L’autre aspect fondamental, c’est que Corinne ne porte aucun jugement moral sur Misty, elle se contente d’être là pour lui quand il en a besoin, tout en s’en étant éloignée, par préservation personnelle. D’une certaine manière, elle symbolise l’« amour inconditionnel » dont tout être humain rêve. Si tu veux vraiment que je te dévoile l’origine de ce personnage et des relations qu’elle persiste à préserver avec le narrateur, eh bien, ça ne fait aucun doute qu’il s’agit d’une fictivation directe de ma propre femme, Nelly Defaye (à ceci près qu’elle est encore vivante !).
C.R. Enfin, évoquons le “karmique”. Page 142, Misty se retrouve seul avec une Farrah Fawcett un brin déprimée, et il ya ce délicieux passage où Misty propose de s’occuper d’elle parce que son gourou lui a recommandé de multiplier les bonnes actions, “Une nécessité Karmique, paraît-il.” Le karmique, avec ou sans gourou. Est-ce une nécessité ?
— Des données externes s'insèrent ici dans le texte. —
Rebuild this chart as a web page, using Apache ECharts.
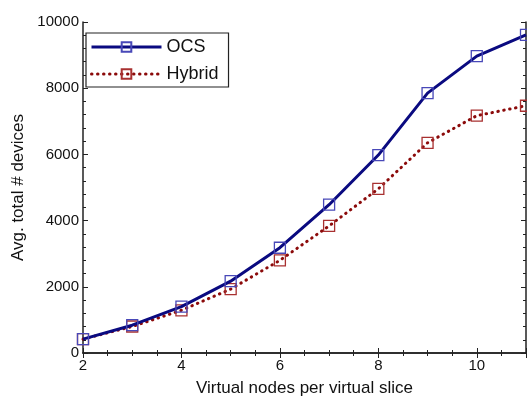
<!DOCTYPE html>
<html>
<head>
    <meta charset="UTF-8">
    <title>Avg. total devices</title>
    <script src="https://cdn.jsdelivr.net/npm/echarts@6/dist/echarts.min.js"></script>
    <style>
        body { margin: 0; background: #fff; }
        #root { width: 527px; height: 402px; }
    </style>
</head>
<body>
    <div id="root"></div>
    <script>
        // virtual nodes per slice
        var nodes = [2, 3, 4, 5, 6, 7, 8, 9, 10, 11];
        var ocs = [420, 840, 1400, 2170, 3180, 4480, 5980, 7850, 8970, 9610];
        var hybrid = [420, 800, 1290, 1930, 2800, 3840, 4960, 6350, 7170, 7470];

        function pairs(ys) {
            return nodes.map(function (x, i) { return [x, ys[i]]; });
        }

        var font = '"Liberation Sans", Arial, Helvetica, sans-serif';
        var axisLine = { show: true, lineStyle: { color: '#222', width: 1.5 } };
        var tick = { inside: true, length: 5, lineStyle: { color: '#222' } };

        var chart = echarts.init(document.getElementById('root'));
        chart.setOption({
            animation: false,
            backgroundColor: '#fff',
            grid: { left: 83, right: 1, top: 22, bottom: 49, containLabel: false },
            legend: {
                left: 86, top: 33,
                orient: 'vertical',
                backgroundColor: '#fff',
                borderColor: '#222',
                borderWidth: 1.2,
                borderRadius: 0,
                padding: [5, 10, 4, 4],
                itemWidth: 70,
                itemHeight: 12,
                itemGap: 9,
                textStyle: { fontFamily: font, fontSize: 18, color: '#111' },
                data: [
                    { name: 'OCS', lineStyle: { width: 3 } },
                    { name: 'Hybrid', lineStyle: { width: 3 } }
                ]
            },
            xAxis: [{
                type: 'value', min: 2, max: 11, interval: 2,
                name: 'Virtual nodes per virtual slice',
                nameLocation: 'middle', nameGap: 27,
                nameTextStyle: { fontFamily: font, fontSize: 17, color: '#111' },
                axisLine: axisLine,
                axisTick: tick,
                minorTick: { show: true, splitNumber: 4, length: 3, lineStyle: { color: '#222' } },
                axisLabel: { fontFamily: font, fontSize: 15, color: '#111', margin: 5, showMaxLabel: false },
                splitLine: { show: false }
            }, {
                type: 'value', min: 2, max: 11, interval: 2, position: 'top',
                axisLine: axisLine,
                axisTick: tick,
                minorTick: { show: true, splitNumber: 4, length: 3, lineStyle: { color: '#222' } },
                axisLabel: { show: false },
                splitLine: { show: false }
            }],
            yAxis: [{
                type: 'value', min: 0, max: 10000, interval: 2000,
                name: 'Avg. total # devices',
                nameLocation: 'middle', nameGap: 50,
                nameTextStyle: { fontFamily: font, fontSize: 17, color: '#111' },
                axisLine: axisLine,
                axisTick: tick,
                minorTick: { show: true, splitNumber: 5, length: 3, lineStyle: { color: '#222' } },
                axisLabel: {
                    fontFamily: font, fontSize: 15, color: '#111', margin: 4,
                    formatter: function (v) { return String(v); }
                },
                splitLine: { show: false }
            }, {
                type: 'value', min: 0, max: 10000, interval: 2000, position: 'right',
                axisLine: axisLine,
                axisTick: tick,
                minorTick: { show: true, splitNumber: 5, length: 3, lineStyle: { color: '#222' } },
                axisLabel: { show: false },
                splitLine: { show: false }
            }],
            series: [{
                name: 'OCS',
                type: 'line',
                data: pairs(ocs),
                symbol: 'rect',
                symbolSize: 11,
                lineStyle: { color: '#0a0a80', width: 3 },
                itemStyle: { color: 'rgba(255,255,255,0)', borderColor: '#4848b8', borderWidth: 1.3 },
                z: 3
            }, {
                name: 'Hybrid',
                type: 'line',
                data: pairs(hybrid),
                symbol: 'rect',
                symbolSize: 11,
                lineStyle: { color: '#8b0a0a', width: 3, type: [0.5, 5.5], cap: 'round' },
                itemStyle: { color: 'rgba(255,255,255,0)', borderColor: '#a83030', borderWidth: 1.3 },
                z: 2
            }]
        });
    </script>
</body>
</html>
M.B. D’une certaine façon, oui… Nous vivons dans un monde totalement dépourvu de sens, d’une absurdité (et d’une abjection) terrifiante. Alors, le recours à une tentative de connaissance de soi à travers ses actions et ses aspirations permet de ne pas devenir complètement fou. C’est également le rôle de l’écriture, comme l’a dit Anaïs Nin que je cite sur la quatrième de couverture de Catalpa : « Je crois que l’on écrit parce que l’on doit se créer un monde dans lequel on puisse vivre ». Maintenant, pour ce qui est d’expliquer vraiment où l’on veut en venir en construisant un univers fictif personnel, je renverrai plutôt à cette citation réaliste de David Lynch : « Je ne vois pas pourquoi les gens attendent d’une œuvre d’art qu’elle veuille dire quelque chose, alors qu’ils acceptent tout à fait que leur vie à eux ne rime à rien ».
Le cycle de Catalpa. Vol. 2. Catalpa de Marc Bruimaud, éditions Black-out, juillet 2017.